Unfortunately, the D.C. museum is not the only Holocaust memorial that has been treated with insensitivity and disrespect. The Berlin Holocaust Memorial, consisting of 2,711 concrete slabs which many interpret as a graveyard for the Jews who died under Hitler, has also been the scene of disrespect. This disrespect has been particularly evident through the many pictures individuals have posted of themselves on social media.

According to the Times of Israel:

“Israeli-German writer and satirist Shahak Shapira had enough of it.

Shapira, 28, copied a dozen selfies posted online that were taken at the 12-year-old memorial and imposed them over actual photos documenting Nazi crimes. He put the resulting montages on line last week on a website he dubbed Yolocaust — tacking on the acronym for ‘you only live once’ for an extra jolt.”

A sample of Shapira’s pictures (before and after) is below.

Holocaust Disrespect

Amazingly, it seems that many were more aghast at the insensitivity Shapira showed with his photoshopped images than the originals posted on social media. In response to the backlash, Shapira noted:

“‘Just imagine, your grandfather – or you – lost your entire family in the Holocaust, or half of them… And then you go to Berlin to this memorial, and then you see how someone hops around here on their bicycle, or mountain bike. I don’t know if you’d find it cool.

‘And I find it dangerous, that this is becoming normal. It kind of suggests that people are not dealing with the real purpose of this memorial.’”

Shapiro has a point that there is something disquieting about the normalization of this behavior. The question is, how did we get to this place? Two explanations come to mind.

The first is a lack of knowledge concerning history. According to a global survey conducted by the Anti-Defamation League in 2014, nearly half of respondents had never heard of the Holocaust. Of those who had, over 30 percent were skeptical of its reality.

Such ignorance was recently exhibited in a man-on-the-street video about the Holocaust. As student Christopher Lazano noted, the blame for this ignorance can be laid directly at the feet of the education system, which “has failed to teach such important facts.”

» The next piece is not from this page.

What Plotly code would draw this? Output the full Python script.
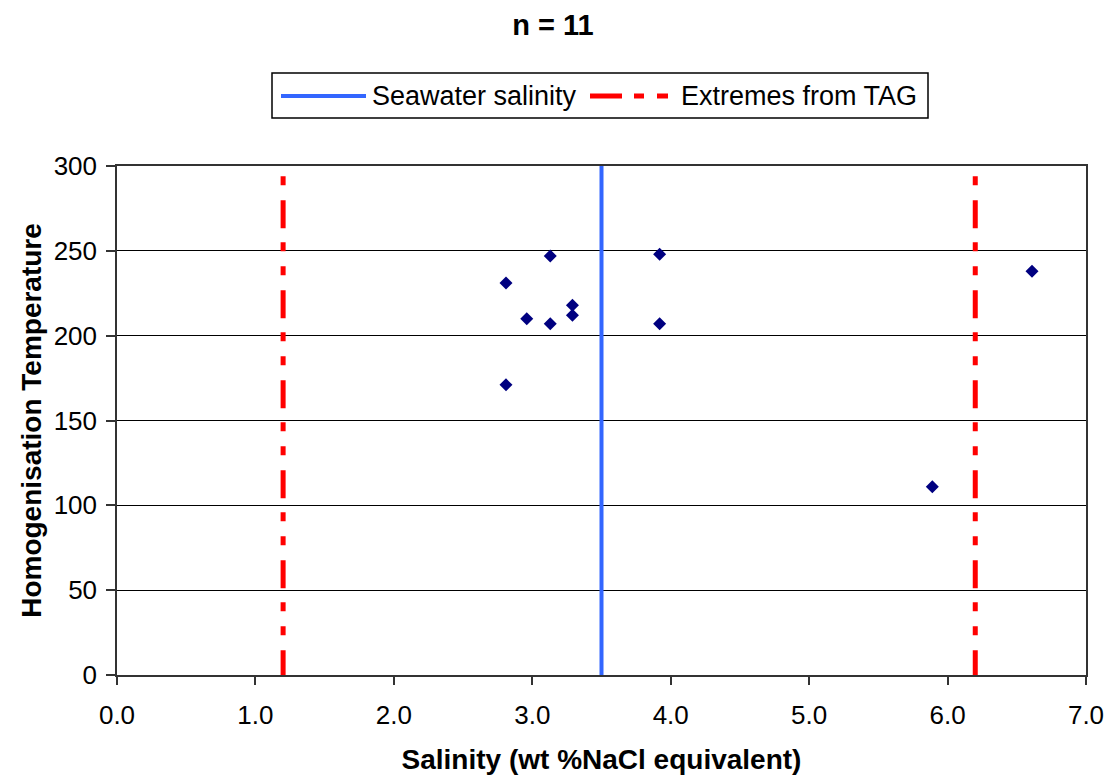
import plotly.graph_objects as go

# Fluid inclusion measurements
salinity = [2.81, 3.13, 3.92, 3.29, 3.29, 2.96, 3.13, 3.92, 2.81, 6.61, 5.89]
temperature = [231, 247, 248, 218, 212, 210, 207, 207, 171, 238, 111]

# Reference lines
seawater_x = [3.5, 3.5]
seawater_y = [0, 300]
tag_low_x = [1.2, 1.2]
tag_high_x = [6.2, 6.2]
tag_y = [294, 0]

x_ticks = [0, 1, 2, 3, 4, 5, 6, 7]
y_ticks = [0, 50, 100, 150, 200, 250, 300]

legend_labels = ["Seawater salinity", "Extremes from TAG"]

FONT = "Liberation Sans, Arial, sans-serif"
RED_DASH = "9px,15px,28px,14px,9px,15px"
BLUE = "#3366FF"
RED = "#FF0000"

W, H = 1117, 776
L, R, T, B = 117, 31, 166, 101
PW, PH = W - L - R, H - T - B


def px_x(p):
    """Horizontal pixel -> paper coordinate."""
    return (p - L) / PW


def px_y(p):
    """Vertical pixel (from top) -> paper coordinate."""
    return 1 + (T - p) / PH


fig = go.Figure()

fig.add_trace(go.Scatter(
    x=salinity, y=temperature, mode="markers",
    marker=dict(symbol="diamond", size=10, color="#000080"),
    showlegend=False, hoverinfo="x+y",
))

fig.add_trace(go.Scatter(
    x=seawater_x, y=seawater_y, mode="lines",
    line=dict(color=BLUE, width=4),
    showlegend=False, name=legend_labels[0],
))

for xs in (tag_low_x, tag_high_x):
    fig.add_trace(go.Scatter(
        x=xs, y=tag_y, mode="lines",
        line=dict(color=RED, width=5, dash=RED_DASH),
        showlegend=False, name=legend_labels[1],
    ))

# Boxed legend above the plot area
leg_mid = px_y(96)
shapes = [
    dict(type="rect", xref="paper", yref="paper",
         x0=px_x(272), x1=px_x(928), y0=px_y(118), y1=px_y(73),
         line=dict(color="black", width=1.5), fillcolor="white", layer="above"),
    dict(type="line", xref="paper", yref="paper",
         x0=px_x(281), x1=px_x(366), y0=leg_mid, y1=leg_mid,
         line=dict(color=BLUE, width=4)),
    dict(type="line", xref="paper", yref="paper",
         x0=px_x(590), x1=px_x(668), y0=leg_mid, y1=leg_mid,
         line=dict(color=RED, width=5, dash="32px,12px,10px,13px,11px,20px")),
]
annotations = [
    dict(text=legend_labels[0], xref="paper", yref="paper",
         x=px_x(370), y=leg_mid, xanchor="left", yanchor="middle",
         showarrow=False, font=dict(size=27, family=FONT, color="black")),
    dict(text=legend_labels[1], xref="paper", yref="paper",
         x=px_x(679), y=leg_mid, xanchor="left", yanchor="middle",
         showarrow=False, font=dict(size=27, family=FONT, color="black")),
]

fig.update_layout(
    width=W, height=H,
    margin=dict(l=L, r=R, t=T, b=B),
    paper_bgcolor="white", plot_bgcolor="white",
    font=dict(family=FONT, color="black", size=26),
    title=dict(
        text="<b>n = 11</b>", x=0.495, xanchor="center",
        y=1 - 25 / H, yanchor="middle", yref="container",
        font=dict(size=29, family=FONT, color="black"),
    ),
    showlegend=False,
    shapes=shapes,
    annotations=annotations,
)

fig.update_xaxes(
    range=[0, 7], tickvals=x_ticks, tickformat=".1f",
    showgrid=False, zeroline=False, automargin=False,
    showline=True, linecolor="#333333", linewidth=1.5, mirror=True,
    ticks="outside", ticklen=8, tickcolor="#333333", tickwidth=1.5,
    ticklabelstandoff=8,
    tickfont=dict(size=26, family=FONT),
    title=dict(text="<b>Salinity (wt %NaCl equivalent)</b>", standoff=20,
               font=dict(size=28, family=FONT)),
)

fig.update_yaxes(
    range=[0, 300], tickvals=y_ticks,
    showgrid=True, gridcolor="black", gridwidth=1, zeroline=False, automargin=False,
    showline=True, linecolor="#333333", linewidth=1.5, mirror=True,
    ticks="outside", ticklen=9, tickcolor="#333333", tickwidth=1.5,
    ticklabelstandoff=4,
    tickfont=dict(size=26, family=FONT),
    title=dict(text="<b>Homogenisation Temperature</b>", standoff=4,
               font=dict(size=28, family=FONT)),
)

fig.write_html("out.html")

But is such behavior also the result of misdirected respect?

Think about it for a moment. Respect and sensitivity have become buzzwords in society. We primarily are taught to respect our selves, be our own person, and form our own values—regardless of whether they are consistent with objective truths which have endured for centuries.

Is it possible that in over-emphasizing respect for self, we have eliminated respect for those individuals, places, and events that deserve it most?